According to Zakani, “In the recent electoral calamity, the movement that entered the fray via enmity, ultimately stood against the regime. But this new calamity is a crawling one, which is taking shape under the guise of Principlism and is much more dangerous than the previous one.”

Things have become so convoluted that Major General Firouzabadi, the chief of the general staff, considers the statement made by Esfandiar Rahim Mashaei, President Ahmadinejad’s Chief of Staff, at the recent gathering in Tehran of Iranians residing abroad, “At present, our Iranian identity is more important than our Islamic identity.” to be akin to an action against the country’s national security.

Certain political observers consider the escalation of political confrontations among the various factions within the ruling body a sort of “make-believe” or “phony” war. However, there are other analysts who consider such differences more serious and deep than the usual pleasantries or exchanges. Yet another group believes that this fight is not all a make-believe war and that it is, in fact, a sign of existence of more important and deeply rooted divisions within the Principlist camp.

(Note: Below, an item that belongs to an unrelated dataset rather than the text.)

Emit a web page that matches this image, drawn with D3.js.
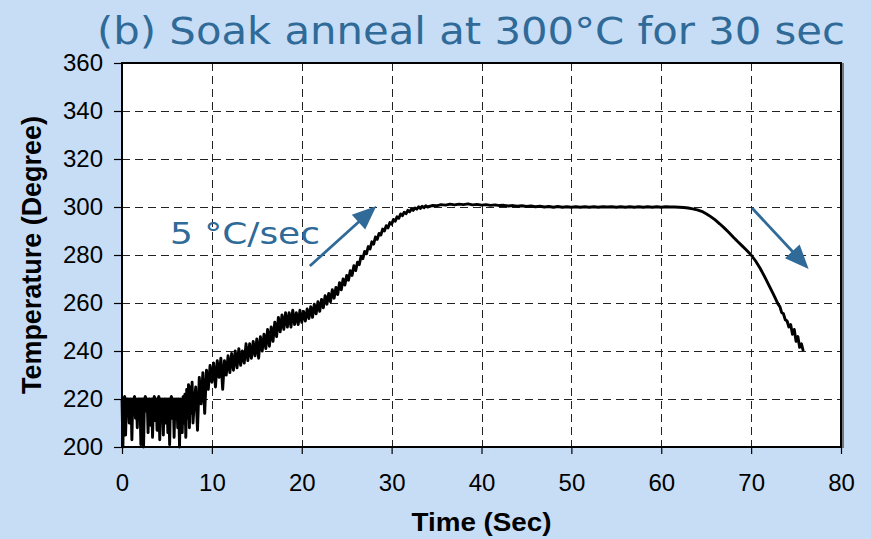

Ghassem Sho’leh Sa’di, an international law expert, is among the latter. He says that “This is a deep confrontation between the Principlists and those in charge as a whole. Even if we view this case as a make-believe war, it still does not contradict our initial impression of it. This means that, generally speaking, this confrontation is a serious power struggle within the ruling body. Even if we view this one case merely as a make-believe war--of which there are very few signs, it will still not solve any problem. Even within the framework of a true and serious confrontation, a phony confrontation can exist as well.”

The Supreme Leader, Again

Of course, political analysts are of the opinion that this situation too will be resolved in one way or another via direct intervention by the Supreme Leader. Yet again, things will probably be smoothed over through a meeting of the regime’s leaders or through sermons delivered at Friday Prayers and, ultimately, via a government decree and/or an amicable meeting or two, etc. However, only God knows how long this pattern will continue and until when the condition will remain agreeable to Ahmadinejad supporters. Despite all of the foregoing, most political analysts believe that the more the Supreme Leader interferes in political bickerings, the more his credibility and legitimacy will increase among the limited number of the regime’s supporters who continue to support the regime mainly for their own political and economic ends. Further, the more the backlash resulting from Khamenei’s endless support of Ahmadinejad is tolerated by the Supreme Leader’s inner circle, the more Khamenei’s legitimacy will suffer among his close supporters.

On this topic, the political analyst Serajeddin Mirdamadi told me, “At this time, there are a very limited number of people from various socioeconomic strata who still believe in this government and its leadership. Given the prevailing deep fissures, enmities, and extreme verbal confrontations, the belief, confidence, and faith--even of these few, in the government and the Supreme Leader will become even less and less.”

In any case, we must wait and see how this will end and at what cost to the leadership of the Islamic Republic. According to most political analysts such an end will serve as a beginning of the continuation of more extreme confrontations in the future. These confrontations are akin to puss-filled boils that burst open on the day following the 2009 presidential election and the symptoms of which loom larger and more costly on a weak and suffering body politic with each passing day.